-- START OF Recorded information --
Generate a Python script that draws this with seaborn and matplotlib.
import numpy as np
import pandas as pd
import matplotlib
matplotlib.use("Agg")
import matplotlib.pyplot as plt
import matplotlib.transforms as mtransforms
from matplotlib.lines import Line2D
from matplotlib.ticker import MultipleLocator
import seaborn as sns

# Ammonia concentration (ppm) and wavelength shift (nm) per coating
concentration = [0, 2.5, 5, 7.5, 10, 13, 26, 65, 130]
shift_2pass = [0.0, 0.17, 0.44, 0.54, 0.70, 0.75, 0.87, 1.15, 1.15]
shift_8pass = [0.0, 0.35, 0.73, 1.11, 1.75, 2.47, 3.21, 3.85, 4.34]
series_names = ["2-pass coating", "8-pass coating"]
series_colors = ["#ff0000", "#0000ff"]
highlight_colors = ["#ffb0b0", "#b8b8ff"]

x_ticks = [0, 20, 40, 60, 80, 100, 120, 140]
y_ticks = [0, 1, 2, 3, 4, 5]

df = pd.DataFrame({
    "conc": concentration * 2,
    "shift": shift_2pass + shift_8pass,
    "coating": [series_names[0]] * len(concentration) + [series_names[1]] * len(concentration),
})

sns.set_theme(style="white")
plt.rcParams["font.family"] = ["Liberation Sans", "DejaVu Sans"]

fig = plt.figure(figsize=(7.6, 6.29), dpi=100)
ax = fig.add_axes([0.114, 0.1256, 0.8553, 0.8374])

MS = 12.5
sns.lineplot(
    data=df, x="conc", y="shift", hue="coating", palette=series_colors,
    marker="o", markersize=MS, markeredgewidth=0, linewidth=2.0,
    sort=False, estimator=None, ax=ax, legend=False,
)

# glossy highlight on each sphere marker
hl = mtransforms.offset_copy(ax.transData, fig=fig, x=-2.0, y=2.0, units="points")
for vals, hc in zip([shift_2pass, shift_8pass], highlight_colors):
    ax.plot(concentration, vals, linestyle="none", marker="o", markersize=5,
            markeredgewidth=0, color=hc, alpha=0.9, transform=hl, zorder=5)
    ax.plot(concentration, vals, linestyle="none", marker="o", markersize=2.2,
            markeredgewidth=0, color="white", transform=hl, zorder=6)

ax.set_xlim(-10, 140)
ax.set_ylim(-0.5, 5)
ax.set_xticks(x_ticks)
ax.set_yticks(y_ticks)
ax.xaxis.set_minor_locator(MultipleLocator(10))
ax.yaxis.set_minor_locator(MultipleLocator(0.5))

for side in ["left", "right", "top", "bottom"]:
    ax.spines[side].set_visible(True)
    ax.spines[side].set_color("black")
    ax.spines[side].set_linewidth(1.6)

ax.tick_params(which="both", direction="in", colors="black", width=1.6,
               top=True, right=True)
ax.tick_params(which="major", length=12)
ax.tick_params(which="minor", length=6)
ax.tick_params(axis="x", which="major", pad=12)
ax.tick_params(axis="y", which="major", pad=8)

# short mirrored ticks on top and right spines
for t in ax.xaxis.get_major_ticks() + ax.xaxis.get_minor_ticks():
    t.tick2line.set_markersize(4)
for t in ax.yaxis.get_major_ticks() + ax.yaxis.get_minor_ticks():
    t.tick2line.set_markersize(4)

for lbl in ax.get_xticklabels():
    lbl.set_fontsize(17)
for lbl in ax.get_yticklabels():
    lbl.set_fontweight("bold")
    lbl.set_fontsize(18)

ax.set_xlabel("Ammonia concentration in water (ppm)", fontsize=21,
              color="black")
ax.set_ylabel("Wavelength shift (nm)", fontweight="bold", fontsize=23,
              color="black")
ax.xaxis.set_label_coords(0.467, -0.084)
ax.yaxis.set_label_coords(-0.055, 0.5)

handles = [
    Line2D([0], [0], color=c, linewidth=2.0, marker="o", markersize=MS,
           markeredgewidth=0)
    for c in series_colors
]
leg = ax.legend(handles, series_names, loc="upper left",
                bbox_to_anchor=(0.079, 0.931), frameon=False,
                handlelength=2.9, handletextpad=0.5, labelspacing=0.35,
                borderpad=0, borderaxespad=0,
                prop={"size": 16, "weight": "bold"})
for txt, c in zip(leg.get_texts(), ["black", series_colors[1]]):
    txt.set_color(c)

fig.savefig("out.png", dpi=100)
-- END OF Recorded information --
-- START OF Recorded information --
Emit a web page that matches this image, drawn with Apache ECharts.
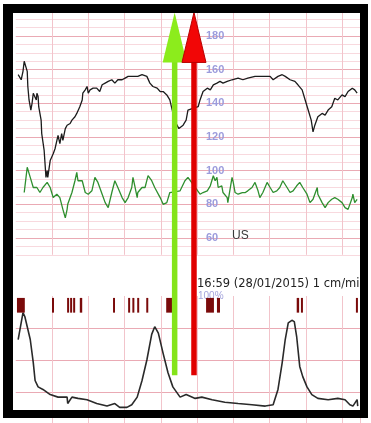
-- END OF Recorded information --
▶ _Given request_
Go through the listing above and pull out each line containing the word "with".

▶ _Complete answer_
Generate a Python script that draws this with seaborn and matplotlib.
Emit a web page that matches this image, drawn with Apache ECharts.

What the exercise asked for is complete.